Morgan adds: “Profiling is much easier because we have the UV consistency.” That said, there’s no option to use rigid media with these printers as they would need a substantial redesign to accommodate the UV curing lamp on the media path.
There is a third player in this solvent UV game – Colorific – which has developed a range of UV Light inks. There’s up to six colours - CMYK plus light cyan and light magenta. But rather than develop a specific printer, Colorific has opted to adapt existing solvent printers by adding a fluorescent lighting unit, which it calls the Lightbar, across the front to activate the UV curing. This is held in place by brackets attached to the printer’s legs, so that as the prints exit the printer they pass under the Lightbar for curing and then onto the take up rollers.
Customers can buy either a complete printer or a kit to adapt their own printers, which is a useful way of rejuvenating an older printer that’s outlived its warranty.

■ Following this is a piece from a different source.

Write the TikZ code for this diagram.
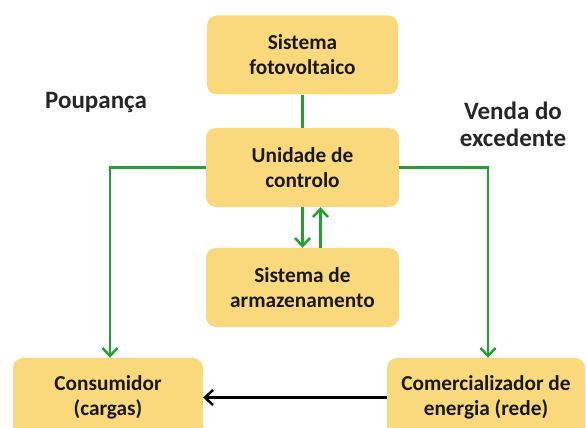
\documentclass[tikz,border=0pt]{standalone}
\usepackage{fontspec}
\setmainfont{Carlito}
\usetikzlibrary{arrows.meta}
\definecolor{boxfill}{RGB}{250,217,125}
\definecolor{flowgreen}{RGB}{34,160,50}
\begin{document}
\begin{tikzpicture}[node distance = 112.5pt, auto,
    box/.style = {fill = boxfill, rounded corners = 10pt, minimum width = 193pt,
                  minimum height = 79pt, align = center, inner sep = 2pt,
                  font = \fontsize{21.3}{25}\selectfont\bfseries, text = black!90},
    lbl/.style = {align = center, font = \fontsize{25}{27}\selectfont\bfseries, text = black!85},
    flow/.style = {draw = flowgreen, line width = 2.5pt},
    >={Straight Barb[length=8pt, width=15pt]}]
     \useasboundingbox (0,0) rectangle (586pt,428pt);
     % the nodes
     \node (fv) [box, minimum width = 191pt] at (302.5pt,373pt) {Sistema\\fotovoltaico};
     \node (controlo) [box, below of = fv] {Unidade de\\controlo};
     \node (armazenamento) [box, below of = controlo, node distance = 120pt] {Sistema de\\armazenamento};
     \node (consumidor) [box, minimum width = 190pt] at (108pt,30.5pt) {Consumidor\\(cargas)};
     \node (comercializador) [box, minimum width = 198pt, right of = consumidor, node distance = 378pt] {Comercializador de\\energia (rede)};
     \node (poupanca) [lbl] at (96pt,326pt) {Poupança};
     \node (venda) [lbl] at (513pt,304pt) {Venda do\\excedente};
     % the arrows
     \draw[flow] (fv) -- (controlo);
     \draw[flow, ->] (controlo.south) -- (armazenamento.north);
     \draw[flow, ->] ([xshift=18pt]armazenamento.north) -- ([xshift=18pt]controlo.south);
     \draw[flow, ->] (controlo.west) -| ([xshift=2pt]consumidor.north);
     \draw[flow, ->] (controlo.east) -| ([xshift=2pt]comercializador.north);
     \draw[->, line width = 2.5pt] (comercializador) -- (consumidor);
    \end{tikzpicture}
\end{document}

It works with Epson DX4, DX5 and DX7 printheads, which includes Roland, Mimaki and Mutoh printers that use those heads, giving a fair range of different sizes and capabilities to choose from, including print and cut machines as well as straightforward printers. It also means that customers can get many of the advantages of a roll-fed UV printer for very little additional outlay.
Ultimately these printers offer a saving on time and laminate, as well as brighter colours and a glossy finish. These are all useful features and many wide format users may find these printers a worthwhile addition to their portfolio.